**Task**
Repeat everything from the first line of the listing below through the line that contains "PrintfTickFormatter, PolyAnnotation)", exactly. Leave out pictures.

--*--

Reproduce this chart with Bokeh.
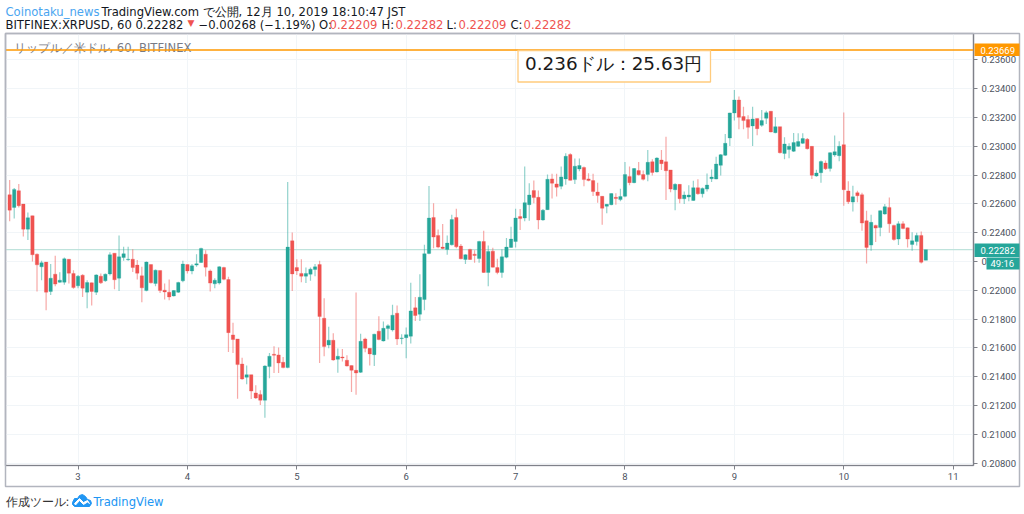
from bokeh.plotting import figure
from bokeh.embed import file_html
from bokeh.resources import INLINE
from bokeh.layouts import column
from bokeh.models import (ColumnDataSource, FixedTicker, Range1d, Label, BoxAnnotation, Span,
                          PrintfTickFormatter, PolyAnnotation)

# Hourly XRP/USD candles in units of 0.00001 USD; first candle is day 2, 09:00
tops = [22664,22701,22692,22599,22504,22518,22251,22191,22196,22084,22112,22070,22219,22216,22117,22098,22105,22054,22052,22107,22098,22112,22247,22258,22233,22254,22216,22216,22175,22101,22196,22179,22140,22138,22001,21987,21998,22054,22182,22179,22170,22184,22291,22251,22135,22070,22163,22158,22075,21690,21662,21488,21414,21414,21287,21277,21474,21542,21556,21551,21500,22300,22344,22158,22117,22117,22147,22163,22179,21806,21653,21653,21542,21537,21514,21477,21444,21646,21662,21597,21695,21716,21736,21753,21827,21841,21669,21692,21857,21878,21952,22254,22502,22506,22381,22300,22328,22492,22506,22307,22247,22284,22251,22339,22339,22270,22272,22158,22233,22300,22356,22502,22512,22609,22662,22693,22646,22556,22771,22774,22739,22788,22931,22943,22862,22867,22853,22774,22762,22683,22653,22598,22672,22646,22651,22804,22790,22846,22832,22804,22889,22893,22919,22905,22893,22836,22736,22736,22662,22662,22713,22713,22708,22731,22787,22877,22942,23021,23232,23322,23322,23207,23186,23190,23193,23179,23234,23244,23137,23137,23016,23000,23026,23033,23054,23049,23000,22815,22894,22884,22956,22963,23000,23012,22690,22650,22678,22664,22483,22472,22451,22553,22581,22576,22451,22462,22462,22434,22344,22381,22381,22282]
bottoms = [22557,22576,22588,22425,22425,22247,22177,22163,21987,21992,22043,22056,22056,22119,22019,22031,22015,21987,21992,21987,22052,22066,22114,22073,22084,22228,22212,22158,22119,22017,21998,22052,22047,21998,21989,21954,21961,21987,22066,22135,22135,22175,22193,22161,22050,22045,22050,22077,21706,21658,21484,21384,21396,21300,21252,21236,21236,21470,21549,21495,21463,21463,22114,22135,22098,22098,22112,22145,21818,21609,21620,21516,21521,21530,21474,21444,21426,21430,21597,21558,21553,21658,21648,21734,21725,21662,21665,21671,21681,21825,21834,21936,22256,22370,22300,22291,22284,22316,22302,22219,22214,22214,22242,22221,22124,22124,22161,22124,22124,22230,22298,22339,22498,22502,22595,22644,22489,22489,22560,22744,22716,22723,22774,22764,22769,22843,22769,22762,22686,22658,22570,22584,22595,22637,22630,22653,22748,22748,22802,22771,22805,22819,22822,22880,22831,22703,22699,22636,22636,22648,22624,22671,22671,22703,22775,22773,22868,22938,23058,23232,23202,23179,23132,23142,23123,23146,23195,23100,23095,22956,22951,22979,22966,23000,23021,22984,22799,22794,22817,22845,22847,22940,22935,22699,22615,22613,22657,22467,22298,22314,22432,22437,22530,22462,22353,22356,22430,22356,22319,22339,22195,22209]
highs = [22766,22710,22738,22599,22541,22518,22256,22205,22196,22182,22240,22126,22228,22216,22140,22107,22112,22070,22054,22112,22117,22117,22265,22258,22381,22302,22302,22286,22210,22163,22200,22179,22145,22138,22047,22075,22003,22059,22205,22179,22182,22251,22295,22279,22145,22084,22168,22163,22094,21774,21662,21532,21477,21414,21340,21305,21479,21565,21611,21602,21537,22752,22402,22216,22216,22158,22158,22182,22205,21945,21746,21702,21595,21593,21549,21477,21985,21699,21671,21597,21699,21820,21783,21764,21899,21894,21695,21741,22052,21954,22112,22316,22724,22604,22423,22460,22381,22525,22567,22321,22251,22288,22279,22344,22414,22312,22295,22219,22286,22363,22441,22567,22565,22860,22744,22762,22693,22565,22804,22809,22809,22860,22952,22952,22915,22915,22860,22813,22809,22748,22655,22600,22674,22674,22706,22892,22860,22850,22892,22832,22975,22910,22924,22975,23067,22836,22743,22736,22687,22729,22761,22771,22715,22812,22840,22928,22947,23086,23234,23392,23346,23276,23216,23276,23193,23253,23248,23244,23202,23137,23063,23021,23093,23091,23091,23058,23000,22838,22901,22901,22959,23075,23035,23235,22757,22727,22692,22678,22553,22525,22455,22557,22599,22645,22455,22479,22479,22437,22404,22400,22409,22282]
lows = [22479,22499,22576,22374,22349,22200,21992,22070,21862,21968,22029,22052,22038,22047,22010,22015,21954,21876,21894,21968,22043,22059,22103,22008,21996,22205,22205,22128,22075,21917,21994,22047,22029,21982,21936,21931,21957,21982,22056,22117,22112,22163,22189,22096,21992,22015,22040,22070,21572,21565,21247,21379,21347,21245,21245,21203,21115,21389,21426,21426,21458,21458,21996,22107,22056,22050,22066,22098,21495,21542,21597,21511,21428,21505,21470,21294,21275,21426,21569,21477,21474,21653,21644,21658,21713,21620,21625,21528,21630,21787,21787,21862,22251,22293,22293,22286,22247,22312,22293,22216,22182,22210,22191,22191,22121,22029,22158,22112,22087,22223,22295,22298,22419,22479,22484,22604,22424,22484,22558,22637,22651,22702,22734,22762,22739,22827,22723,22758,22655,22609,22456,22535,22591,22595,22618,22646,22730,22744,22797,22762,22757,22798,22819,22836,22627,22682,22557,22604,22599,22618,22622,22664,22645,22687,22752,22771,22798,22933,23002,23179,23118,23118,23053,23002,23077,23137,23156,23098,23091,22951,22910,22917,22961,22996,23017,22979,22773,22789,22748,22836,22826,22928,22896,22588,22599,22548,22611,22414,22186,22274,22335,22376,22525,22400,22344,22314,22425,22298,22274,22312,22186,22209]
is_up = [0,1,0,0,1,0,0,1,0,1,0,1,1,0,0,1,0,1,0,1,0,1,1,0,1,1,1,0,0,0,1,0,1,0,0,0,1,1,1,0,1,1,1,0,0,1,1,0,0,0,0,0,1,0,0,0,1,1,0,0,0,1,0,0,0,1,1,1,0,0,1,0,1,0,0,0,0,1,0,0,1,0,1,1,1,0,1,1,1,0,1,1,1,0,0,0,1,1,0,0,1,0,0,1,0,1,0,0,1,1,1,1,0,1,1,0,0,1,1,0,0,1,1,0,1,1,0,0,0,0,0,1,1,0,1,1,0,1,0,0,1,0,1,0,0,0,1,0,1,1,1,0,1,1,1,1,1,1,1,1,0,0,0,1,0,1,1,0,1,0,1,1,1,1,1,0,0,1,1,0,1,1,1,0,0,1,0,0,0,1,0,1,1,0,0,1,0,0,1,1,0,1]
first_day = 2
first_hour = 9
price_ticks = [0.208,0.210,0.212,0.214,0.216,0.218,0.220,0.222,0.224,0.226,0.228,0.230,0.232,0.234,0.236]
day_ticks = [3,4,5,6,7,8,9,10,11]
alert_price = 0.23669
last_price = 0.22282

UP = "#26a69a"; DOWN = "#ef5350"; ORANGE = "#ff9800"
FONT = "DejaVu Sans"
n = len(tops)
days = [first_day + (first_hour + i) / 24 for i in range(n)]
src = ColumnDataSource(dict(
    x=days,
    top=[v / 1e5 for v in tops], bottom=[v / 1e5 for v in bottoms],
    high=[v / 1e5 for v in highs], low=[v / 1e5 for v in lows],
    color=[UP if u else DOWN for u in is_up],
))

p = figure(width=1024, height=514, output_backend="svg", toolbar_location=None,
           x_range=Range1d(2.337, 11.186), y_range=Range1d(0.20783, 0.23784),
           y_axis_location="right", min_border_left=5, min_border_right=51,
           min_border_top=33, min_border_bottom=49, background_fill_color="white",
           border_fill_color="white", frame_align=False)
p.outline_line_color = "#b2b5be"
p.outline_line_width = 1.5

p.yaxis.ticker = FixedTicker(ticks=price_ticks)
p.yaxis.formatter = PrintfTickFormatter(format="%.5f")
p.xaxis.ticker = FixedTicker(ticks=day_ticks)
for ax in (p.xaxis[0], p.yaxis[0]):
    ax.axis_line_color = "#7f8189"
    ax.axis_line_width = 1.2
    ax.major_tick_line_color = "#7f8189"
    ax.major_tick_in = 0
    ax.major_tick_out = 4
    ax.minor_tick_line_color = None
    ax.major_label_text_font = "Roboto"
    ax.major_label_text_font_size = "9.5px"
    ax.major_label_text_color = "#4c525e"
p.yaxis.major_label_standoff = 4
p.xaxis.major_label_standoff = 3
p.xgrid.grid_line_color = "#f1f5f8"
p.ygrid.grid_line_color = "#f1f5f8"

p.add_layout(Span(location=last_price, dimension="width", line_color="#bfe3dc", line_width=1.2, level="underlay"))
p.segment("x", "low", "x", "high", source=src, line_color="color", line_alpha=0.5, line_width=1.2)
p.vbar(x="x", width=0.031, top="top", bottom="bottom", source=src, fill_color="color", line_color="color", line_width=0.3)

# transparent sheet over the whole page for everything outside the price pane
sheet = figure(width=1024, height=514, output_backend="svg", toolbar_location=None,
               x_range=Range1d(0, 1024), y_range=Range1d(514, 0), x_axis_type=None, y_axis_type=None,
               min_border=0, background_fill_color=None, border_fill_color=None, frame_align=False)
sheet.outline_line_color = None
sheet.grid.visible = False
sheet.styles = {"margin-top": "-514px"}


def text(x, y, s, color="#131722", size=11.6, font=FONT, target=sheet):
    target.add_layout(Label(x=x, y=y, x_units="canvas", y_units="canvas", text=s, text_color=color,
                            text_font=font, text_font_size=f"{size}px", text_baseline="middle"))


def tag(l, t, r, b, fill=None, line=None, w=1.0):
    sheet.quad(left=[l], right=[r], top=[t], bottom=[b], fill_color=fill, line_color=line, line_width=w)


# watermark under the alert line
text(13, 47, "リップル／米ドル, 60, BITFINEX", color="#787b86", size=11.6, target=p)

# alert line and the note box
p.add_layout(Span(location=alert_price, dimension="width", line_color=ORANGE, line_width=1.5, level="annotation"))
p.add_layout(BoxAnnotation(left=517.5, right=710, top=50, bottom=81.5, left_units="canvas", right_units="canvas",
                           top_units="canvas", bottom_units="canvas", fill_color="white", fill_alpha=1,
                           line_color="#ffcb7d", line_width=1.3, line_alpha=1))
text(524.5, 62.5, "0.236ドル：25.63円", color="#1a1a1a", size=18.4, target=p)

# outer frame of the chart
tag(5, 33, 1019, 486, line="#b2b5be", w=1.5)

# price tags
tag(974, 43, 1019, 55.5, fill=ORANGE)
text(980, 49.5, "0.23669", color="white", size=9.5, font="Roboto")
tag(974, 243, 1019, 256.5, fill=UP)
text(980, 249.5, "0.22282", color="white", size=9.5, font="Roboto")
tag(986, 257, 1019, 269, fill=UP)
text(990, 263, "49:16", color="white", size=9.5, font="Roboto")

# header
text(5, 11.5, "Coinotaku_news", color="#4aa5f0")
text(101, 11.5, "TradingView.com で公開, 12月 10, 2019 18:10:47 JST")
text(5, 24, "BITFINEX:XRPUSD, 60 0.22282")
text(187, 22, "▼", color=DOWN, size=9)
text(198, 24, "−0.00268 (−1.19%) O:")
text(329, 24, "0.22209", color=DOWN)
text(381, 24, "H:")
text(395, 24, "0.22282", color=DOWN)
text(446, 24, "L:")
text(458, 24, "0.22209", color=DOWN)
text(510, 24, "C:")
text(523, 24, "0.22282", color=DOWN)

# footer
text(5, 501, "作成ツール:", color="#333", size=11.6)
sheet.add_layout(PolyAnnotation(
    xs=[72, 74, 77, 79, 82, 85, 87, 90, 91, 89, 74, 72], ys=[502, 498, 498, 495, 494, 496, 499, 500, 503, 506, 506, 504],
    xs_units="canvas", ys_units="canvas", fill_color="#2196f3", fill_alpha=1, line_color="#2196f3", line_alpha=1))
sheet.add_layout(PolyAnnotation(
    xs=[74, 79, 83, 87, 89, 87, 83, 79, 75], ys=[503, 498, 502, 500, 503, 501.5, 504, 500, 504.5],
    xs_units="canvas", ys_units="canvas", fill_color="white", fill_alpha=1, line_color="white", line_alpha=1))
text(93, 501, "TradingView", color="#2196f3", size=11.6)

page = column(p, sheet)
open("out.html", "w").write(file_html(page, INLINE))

--*--

**Answer**
Reproduce this chart with Bokeh.
from bokeh.plotting import figure
from bokeh.embed import file_html
from bokeh.resources import INLINE
from bokeh.layouts import column
from bokeh.models import (ColumnDataSource, FixedTicker, Range1d, Label, BoxAnnotation, Span,
                          PrintfTickFormatter, PolyAnnotation)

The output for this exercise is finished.